Story does nothing to compensate for that repetitive structure. Rico returns to his homeland to overthrow a dictator, and the narrative surrounding that premise is flat. Characters are thinly drawn, dialogue often falls into generic action-movie territory, and story missions are frequently cited as the weakest content in the game. Players across forums and discussion boards consistently separate the game’s open world fun from its story missions, treating the latter as an obligation rather than a draw.
Performance on PC has been a long-running sore spot. At launch, the game suffered from frame rate drops during heavy destruction sequences, memory leaks that caused stuttering over extended play sessions, and long loading times. While the removal of Denuvo anti-tamper technology in December 2025 improved things, older hardware still struggles when the explosions pile up. The game’s engine pushes hard during big chain reactions, and systems that handle the rest of the game smoothly can buckle under the most chaotic moments.

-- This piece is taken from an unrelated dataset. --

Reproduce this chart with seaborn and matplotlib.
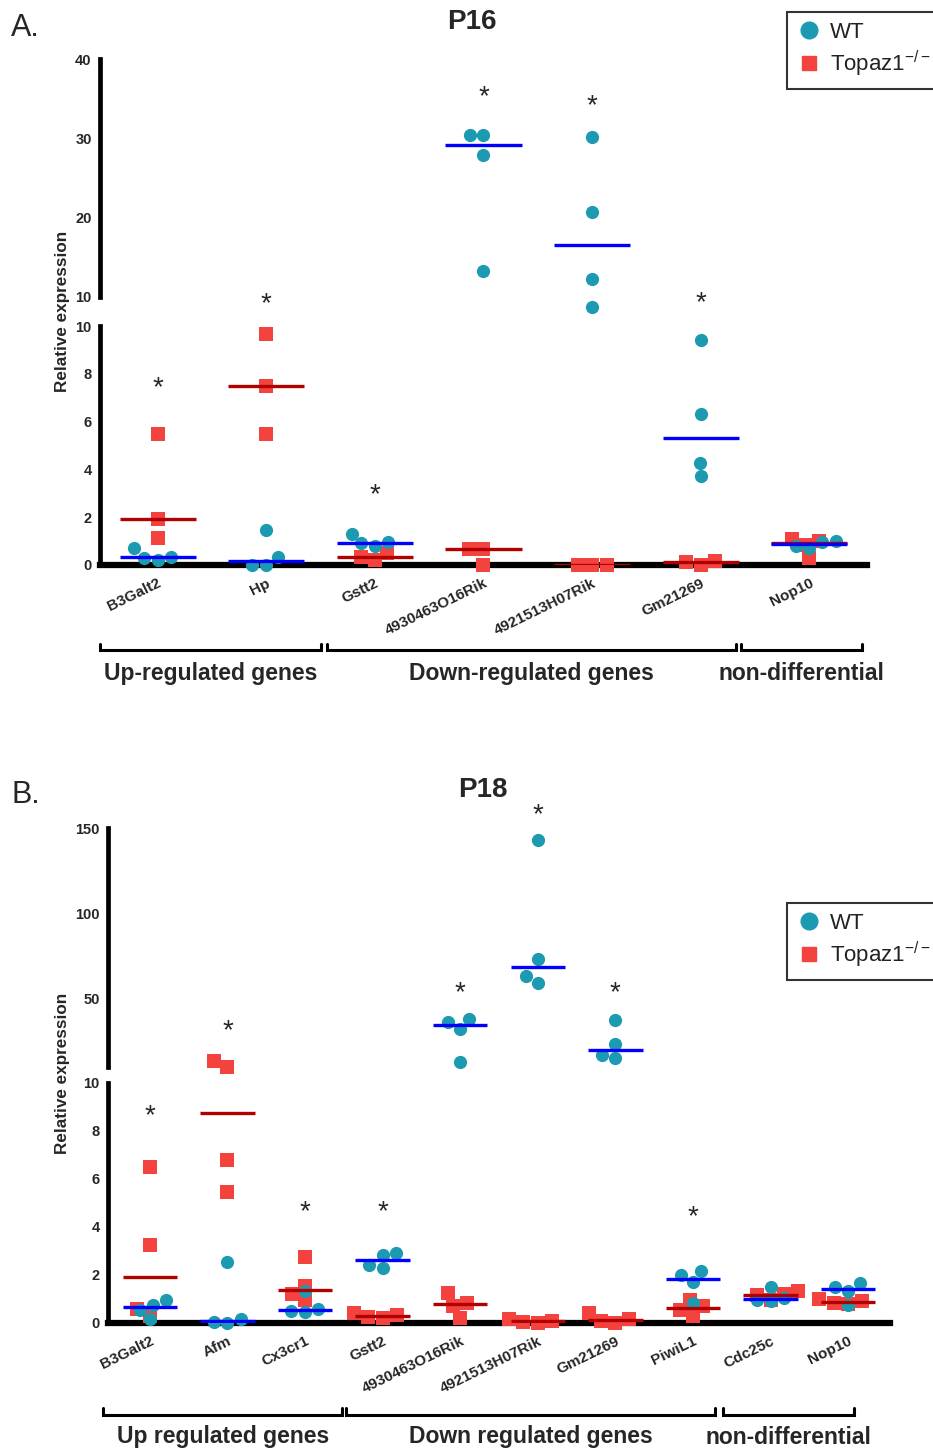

Vehicle handling is another common complaint. Cars, boats, and even some aircraft feel stiff and unresponsive compared to the fluidity of the wingsuit and grappling hook system. Given how good traversal feels on foot (or in the air), the contrast with vehicle controls is jarring. Most experienced players avoid ground vehicles entirely when possible.
The Sandbox Paradox
Just Cause 3 presents an interesting tension: its tools are brilliant, but the activities it asks you to use them for are not. The game gives you one of the most creative destruction sandboxes ever built and then fills it with objectives that rarely demand creativity. You can engineer an elaborate chain reaction to destroy an outpost, or you can just shoot everything with a rocket launcher. The result is the same either way, and the game doesn’t meaningfully reward one approach over the other.
This is why community opinions split so sharply on longevity. Players who bring their own fun, who set personal challenges, who experiment with tether physics for the sheer joy of it, report hundreds of hours of entertainment. Players who follow the game’s structure and complete objectives as presented tend to hit a wall somewhere in the second act, when the repetition becomes impossible to ignore.
Should You Play Just Cause 3?
If you want a pure destruction sandbox, something to load up for an hour of creative chaos without worrying about story or progression systems, Just Cause 3 remains one of the best options available. The wingsuit alone is worth the price of admission, and the destruction physics haven’t been surpassed by much in the years since release. Players who enjoy making their own fun in open worlds will find a lot of material to work with here.
Skip it if you need strong mission variety, a compelling narrative, or tightly designed content to stay engaged. The game’s structure doesn’t evolve much past the first few hours, and if the sandbox freedom doesn’t hook you early, more time won’t change that. Players who bounced off other open world games for feeling repetitive will likely hit the same wall here, just with better explosions along the way.
The Verdict on Just Cause 3
Just Cause 3 delivers some of the most satisfying destruction and traversal mechanics in any open world game, but repetitive mission design and a forgettable story hold it back from greatness. The wingsuit and grappling hook system is a genuine achievement in game design, and the destruction physics remain a benchmark for the genre. It’s a fantastic sandbox toy that works best in short, chaotic sessions rather than marathon playthroughs. If you can meet it on those terms, there’s a lot of fun to be had on Medici.